▶ **REQUIRED TASK**:
Exactly as written, write out the lines below from the first to the one containing "the first half", inclusive. Pictures do not belong in the copy.

▶ **PROVIDED DATA**:
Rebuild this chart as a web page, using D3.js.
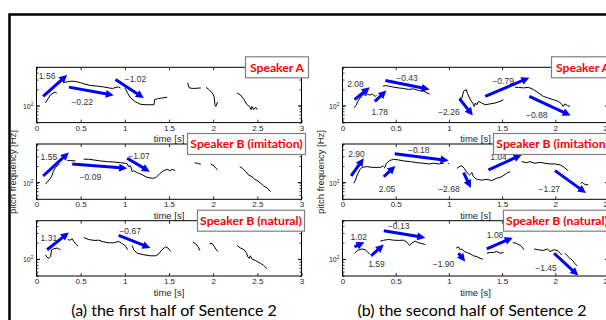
<!DOCTYPE html>
<html>
<head>
<meta charset="utf-8">
<script src="https://cdn.jsdelivr.net/npm/d3@7"></script>
<style>
  body { margin: 0; background: #fff; }
  text { font-family: "Liberation Sans", Arial, sans-serif; }
</style>
</head>
<body>
<div id="chart"></div>
<script>
// axis values
const yDomain = [50, 500];
const xTicksA = [0, 0.5, 1, 1.5, 2, 2.5, 3];
const xTicksB = [0, 0.5, 1, 1.5, 2, 2.5];
const speakers = ["Speaker A", "Speaker B (imitation)", "Speaker B (natural)"];
const captions = ["(a) the first half of Sentence 2", "(b) the second half of Sentence 2"];

// pitch contours: segments of [time s, F0 Hz]
const firstA = [
  [[0.10,113],[0.16,160],[0.21,179],[0.23,170]],
  [[0.30,263],[0.35,274],[0.40,281],[0.46,274],[0.50,263],[0.56,245],[0.61,235],[0.69,228],[0.76,221],[0.82,212],[0.86,207],[0.90,217],[0.93,221],[0.95,212]],
  [[1.00,212],[1.01,199],[1.03,172],[1.065,139],[1.12,119],[1.18,107],[1.25,105],[1.33,105],[1.337,130],[1.37,135],[1.42,139],[1.48,144]],
  [[1.71,263],[1.73,212],[1.78,207],[1.86,212]],
  [[1.92,217],[1.95,199],[1.99,172],[2.01,149],[2.02,105],[2.03,98],[2.05,118]],
  [[2.27,172],[2.31,158],[2.35,130],[2.38,107],[2.41,98],[2.43,86],[2.44,98],[2.46,86],[2.48,95],[2.50,86]]
];
const firstImit = [
  [[0.10,95],[0.12,101],[0.14,111],[0.17,128],[0.19,158],[0.215,189],[0.25,209],[0.26,218]],
  [[0.35,251],[0.385,251],[0.44,247]],
  [[0.535,265],[0.59,265],[0.65,257],[0.725,247],[0.80,240],[0.875,236],[0.95,230],[1.01,224],[1.03,218],[1.04,195],[1.065,201],[1.083,158],[1.10,165],[1.14,152],[1.20,138],[1.25,125],[1.31,120],[1.35,123],[1.40,148],[1.44,165],[1.48,174],[1.51,165],[1.54,174],[1.57,165]],
  [[1.79,230],[1.82,224],[1.86,215]],
  [[1.97,218],[2.01,201],[2.03,182],[2.05,170]],
  [[2.30,195],[2.33,182],[2.37,158],[2.40,138],[2.44,128],[2.47,115],[2.50,109],[2.54,97],[2.57,88],[2.61,80],[2.65,69]]
];
const firstNat = [
  [[0.10,121],[0.12,109],[0.14,104],[0.16,112],[0.17,149],[0.19,154],[0.235,160],[0.25,156],[0.27,149]],
  [[0.355,229],[0.377,222],[0.404,236],[0.42,213],[0.45,185],[0.47,173]],
  [[0.535,247],[0.59,229],[0.65,220],[0.705,222],[0.76,207],[0.82,199],[0.875,199],[0.93,211],[0.97,193],[1.01,173],[1.03,149]],
  [[1.083,178],[1.10,149],[1.14,129],[1.215,121],[1.29,116],[1.35,116],[1.385,126],[1.42,149],[1.46,168],[1.49,160],[1.52,139]],
  [[1.77,204],[1.80,193],[1.83,168],[1.85,145]],
  [[1.96,193],[1.99,193],[2.01,173],[2.03,154],[2.05,139]],
  [[2.27,178],[2.31,160],[2.35,149],[2.38,129],[2.39,112],[2.41,104],[2.42,116],[2.44,101],[2.48,95],[2.54,84],[2.57,78],[2.61,68]]
];
const secondA = [
  [[0.106,94],[0.122,98],[0.131,105],[0.144,121],[0.163,139],[0.184,149],[0.20,160],[0.225,156],[0.238,165],[0.256,156],[0.278,165],[0.294,156],[0.309,149],[0.319,156]],
  [[0.381,228],[0.403,234],[0.434,228],[0.481,219],[0.528,212],[0.575,207],[0.622,199],[0.669,204],[0.716,190],[0.763,185],[0.794,172],[0.819,165]],
  [[1.10,139],[1.122,139],[1.138,185],[1.163,199],[1.175,167],[1.194,139],[1.206,124],[1.225,113],[1.238,98],[1.25,113],[1.263,105],[1.278,121],[1.309,113],[1.341,105],[1.388,109],[1.434,113],[1.481,121],[1.513,130]],
  [[1.622,217],[1.653,217],[1.70,212],[1.747,217],[1.794,199],[1.841,172],[1.888,149],[1.934,139],[1.98,130],[2.028,121],[2.059,109],[2.075,98],[2.09,109],[2.113,102],[2.138,98]]
];
const secondImit = [
  [[0.106,97],[0.122,111],[0.138,138],[0.163,170],[0.184,189],[0.231,195],[0.278,189],[0.325,189],[0.356,189],[0.372,195],[0.388,201]],
  [[0.394,182],[0.413,224],[0.444,251],[0.481,265],[0.528,257],[0.575,247],[0.638,240],[0.70,230],[0.763,224],[0.809,218],[0.856,224],[0.903,218],[0.95,224]],
  [[0.99,224],[1.0,220]],
  [[1.075,182],[1.10,195],[1.122,201],[1.144,182],[1.169,152],[1.194,138],[1.216,152],[1.231,128],[1.263,115],[1.309,111],[1.356,115],[1.403,109],[1.45,120],[1.497,128],[1.544,148],[1.575,158]],
  [[1.684,240],[1.731,230],[1.763,240],[1.809,224],[1.856,233],[1.903,224],[1.95,218],[1.997,218],[2.044,209],[2.075,195],[2.106,174],[2.122,165]],
  [[2.238,97],[2.256,101],[2.269,95],[2.288,91],[2.309,93]]
];
const secondNat = [
  [[0.113,129],[0.131,139],[0.153,149],[0.184,154],[0.216,149],[0.238,133],[0.256,126]],
  [[0.356,213],[0.388,222],[0.434,229],[0.481,222],[0.528,220],[0.575,222],[0.606,204],[0.631,178],[0.653,199],[0.684,213],[0.716,199],[0.747,193],[0.778,185]],
  [[1.069,160],[1.09,168],[1.106,149],[1.122,154],[1.144,139],[1.169,133],[1.20,126],[1.231,116],[1.263,112],[1.294,104],[1.319,101]],
  [[1.356,129],[1.388,133],[1.419,133],[1.45,139],[1.481,129],[1.513,133]],
  [[1.60,199],[1.622,199],[1.653,185],[1.675,178],[1.694,160],[1.706,149]],
  [[1.80,154],[1.84,149],[1.888,145],[1.925,154],[1.95,139],[1.988,149],[2.019,145],[2.044,129],[2.06,121]],
  [[2.09,129],[2.113,116],[2.138,104],[2.163,95],[2.184,84],[2.206,76]]
];

// slope arrows: from / to [time, Hz], slope value and where it is written
const arrowsFirstA = [
  { from: [0.075,149], to: [0.347,363], slope: "1.56", at: [0.12,348] },
  { from: [0.366,219], to: [0.875,156], slope: "\u22120.22", at: [0.517,118] },
  { from: [0.894,302], to: [1.215,139], slope: "\u22121.02", at: [1.12,302] }
];
const arrowsFirstImit = [
  { from: [0.075,132], to: [0.366,352], slope: "1.55", at: [0.14,288] },
  { from: [0.404,218], to: [1.026,182], slope: "\u22120.09", at: [0.61,128] },
  { from: [1.026,276], to: [1.283,158], slope: "\u22121.07", at: [1.16,306] }
];
const arrowsFirstNat = [
  { from: [0.12,149], to: [0.366,306], slope: "1.31", at: [0.14,247] },
  { from: [0.93,272], to: [1.29,160], slope: "\u22120.67", at: [1.06,329] }
];
const arrowsSecondA = [
  { from: [0.113,130], to: [0.256,217], slope: "2.08", at: [0.122,251] },
  { from: [0.303,121], to: [0.413,190], slope: "1.78", at: [0.35,78] },
  { from: [0.403,289], to: [0.819,199], slope: "\u22120.43", at: [0.606,324] },
  { from: [1.10,135], to: [1.225,67], slope: "\u22122.26", at: [1.0,78] },
  { from: [1.341,149], to: [1.756,324], slope: "\u22120.79", at: [1.51,281] },
  { from: [1.756,149], to: [2.144,67], slope: "\u22120.88", at: [1.825,69] }
];
const arrowsSecondImit = [
  { from: [0.081,132], to: [0.20,276], slope: "2.90", at: [0.131,333] },
  { from: [0.388,128], to: [0.497,201], slope: "2.05", at: [0.419,76] },
  { from: [0.491,333], to: [0.997,251], slope: "\u22120.18", at: [0.716,394] },
  { from: [1.138,152], to: [1.206,80], slope: "\u22122.68", at: [1.0,76] },
  { from: [1.372,170], to: [1.684,319], slope: "1.04", at: [1.466,288] },
  { from: [1.997,165], to: [2.288,65], slope: "\u22121.27", at: [1.944,76] }
];
const arrowsSecondNat = [
  { from: [0.113,168], to: [0.206,204], slope: "1.02", at: [0.153,257] },
  { from: [0.269,116], to: [0.388,185], slope: "1.59", at: [0.319,82] },
  { from: [0.388,329], to: [0.778,247], slope: "\u22120.13", at: [0.528,398] },
  { from: [1.09,129], to: [1.153,91], slope: "\u22121.90", at: [0.95,82] },
  { from: [1.356,154], to: [1.60,247], slope: "1.08", at: [1.434,272] },
  { from: [1.988,129], to: [2.216,51], slope: "\u22121.45", at: [1.9125,71] }
];

const W = 606, H = 320;
const svg = d3.select('#chart').append('svg')
  .attr('width', W).attr('height', H);

// outer frame (runs past the picture on right / bottom)
svg.append('rect')
  .attr('x', 9.5).attr('y', 14.5).attr('width', 700).attr('height', 400)
  .attr('fill', 'none').attr('stroke', '#000').attr('stroke-width', 2.5);

const columns = [
  { x0: 36.5, x1: 301.5, dom: [0, 3], ticks: xTicksA, curves: [firstA, firstImit, firstNat],
    arrows: [arrowsFirstA, arrowsFirstImit, arrowsFirstNat], yLabX: 16, caption: captions[0], capX: 174 },
  { x0: 342.5, x1: 608.5, dom: [0, 2.5], ticks: xTicksB, curves: [secondA, secondImit, secondNat],
    arrows: [arrowsSecondA, arrowsSecondImit, arrowsSecondNat], yLabX: 324, caption: captions[1], capX: 472 }
];
const tops = [67.3, 144, 220.7];
const ph = 55.3;
const legendOff = [209, 151, 161];
const legendW = [63, 118, 107];

function drawArrow(g, p0, p1) {
  const dx = p1[0] - p0[0], dy = p1[1] - p0[1];
  const L = Math.hypot(dx, dy), ux = dx / L, uy = dy / L;
  const hl = 8, hw = 4;
  const bx = p1[0] - ux * hl, by = p1[1] - uy * hl;
  g.append('line')
    .attr('x1', p0[0]).attr('y1', p0[1])
    .attr('x2', bx + ux).attr('y2', by + uy)
    .attr('stroke', '#0000ff').attr('stroke-width', 3);
  g.append('path')
    .attr('d', `M${p1[0]},${p1[1]}L${bx - uy * hw},${by + ux * hw}L${bx + uy * hw},${by - ux * hw}Z`)
    .attr('fill', '#0000ff');
}

columns.forEach(col => {
  const x = d3.scaleLinear().domain(col.dom).range([col.x0, col.x1]);

  tops.forEach((top, i) => {
    const bottom = top + ph;
    const y = d3.scaleLog().domain(yDomain).range([bottom, top]);
    const g = svg.append('g');

    // inward ticks on all four sides
    const minor = y.ticks();
    g.append('g').attr('transform', `translate(0,${bottom})`)
      .call(d3.axisBottom(x).tickValues(col.ticks).tickSize(-3).tickPadding(2.5).tickFormat(d3.format('')))
      .call(a => a.select('.domain').remove())
      .call(a => a.selectAll('text').attr('font-size', 8).attr('fill', '#262626').attr('font-family', '"Liberation Sans", Arial, sans-serif'));
    g.append('g').attr('transform', `translate(0,${top})`)
      .call(d3.axisTop(x).tickValues(col.ticks).tickSize(-3).tickFormat(''))
      .call(a => a.select('.domain').remove());
    g.append('g').attr('transform', `translate(${col.x0},0)`)
      .call(d3.axisLeft(y).tickValues(minor).tickSize(-2).tickFormat(''))
      .call(a => a.select('.domain').remove());
    g.append('g').attr('transform', `translate(${col.x1},0)`)
      .call(d3.axisRight(y).tickValues(minor).tickSize(-2).tickFormat(''))
      .call(a => a.select('.domain').remove());
    [col.x0, col.x1].forEach((xx, k) => {
      g.append('line')
        .attr('x1', xx).attr('x2', xx + (k ? -3.5 : 3.5))
        .attr('y1', y(100)).attr('y2', y(100))
        .attr('stroke', '#000');
    });
    g.selectAll('.tick line').attr('stroke', '#000').attr('stroke-width', 0.8);

    g.append('rect')
      .attr('x', col.x0).attr('y', top).attr('width', col.x1 - col.x0).attr('height', ph)
      .attr('fill', 'none').attr('stroke', '#000').attr('stroke-width', 1);

    // 10^2 label
    const lab = g.append('text')
      .attr('x', col.x0 - 3).attr('y', y(100) + 3)
      .attr('text-anchor', 'end').attr('font-size', 7).attr('fill', '#262626');
    lab.append('tspan').text('10');
    lab.append('tspan').attr('dy', -3).attr('font-size', 5).text('2');

    // contours
    const line = d3.line().x(d => x(d[0])).y(d => y(d[1]));
    g.selectAll('path.contour')
      .data(col.curves[i]).enter().append('path')
      .attr('class', 'contour')
      .attr('d', line)
      .attr('fill', 'none').attr('stroke', '#000').attr('stroke-width', 1);

    // slope arrows and values
    col.arrows[i].forEach(a => {
      drawArrow(g, [x(a.from[0]), y(a.from[1])], [x(a.to[0]), y(a.to[1])]);
      g.append('text')
        .attr('x', x(a.at[0])).attr('y', y(a.at[1]) + 3)
        .attr('text-anchor', 'middle').attr('font-size', 8.5).attr('fill', '#333')
        .text(a.slope);
    });

    // axis title
    g.append('text')
      .attr('x', (col.x0 + col.x1) / 2).attr('y', bottom + 19.5)
      .attr('text-anchor', 'middle').attr('font-size', 9.5).attr('fill', '#262626')
      .text('time [s]');

    // speaker legend
    const lx = col.x0 + legendOff[i];
    g.append('rect')
      .attr('x', lx).attr('y', top - 10.5).attr('width', legendW[i]).attr('height', 21)
      .attr('fill', '#fff').attr('stroke', '#7f7f7f').attr('stroke-width', 1.2);
    g.append('text')
      .attr('x', lx + legendW[i] / 2).attr('y', top + 4.3)
      .attr('text-anchor', 'middle').attr('font-size', 12.2).attr('font-weight', 'bold')
      .attr('fill', '#ff0000').style('font-family', 'Lato, "Open Sans", sans-serif')
      .text(speakers[i]);
  });

  svg.append('text')
    .attr('transform', `translate(${col.yLabX},172) rotate(-90)`)
    .attr('text-anchor', 'middle').attr('font-size', 9.5).attr('fill', '#262626')
    .text('pitch frequency [Hz]');

  svg.append('text')
    .attr('x', col.capX).attr('y', 315.5)
    .attr('text-anchor', 'middle').attr('font-size', 16).attr('fill', '#000')
    .style('font-family', 'Lato, "Open Sans", sans-serif')
    .text(col.caption);
});
</script>
</body>
</html>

▶ **TASK RESULT**:
Rebuild this chart as a web page, using D3.js.
<!DOCTYPE html>
<html>
<head>
<meta charset="utf-8">
<script src="https://cdn.jsdelivr.net/npm/d3@7"></script>
<style>
  body { margin: 0; background: #fff; }
  text { font-family: "Liberation Sans", Arial, sans-serif; }
</style>
</head>
<body>
<div id="chart"></div>
<script>
// axis values
const yDomain = [50, 500];
const xTicksA = [0, 0.5, 1, 1.5, 2, 2.5, 3];
const xTicksB = [0, 0.5, 1, 1.5, 2, 2.5];
const speakers = ["Speaker A", "Speaker B (imitation)", "Speaker B (natural)"];
const captions = ["(a) the first half of Sentence 2", "(b) the second half of Sentence 2"];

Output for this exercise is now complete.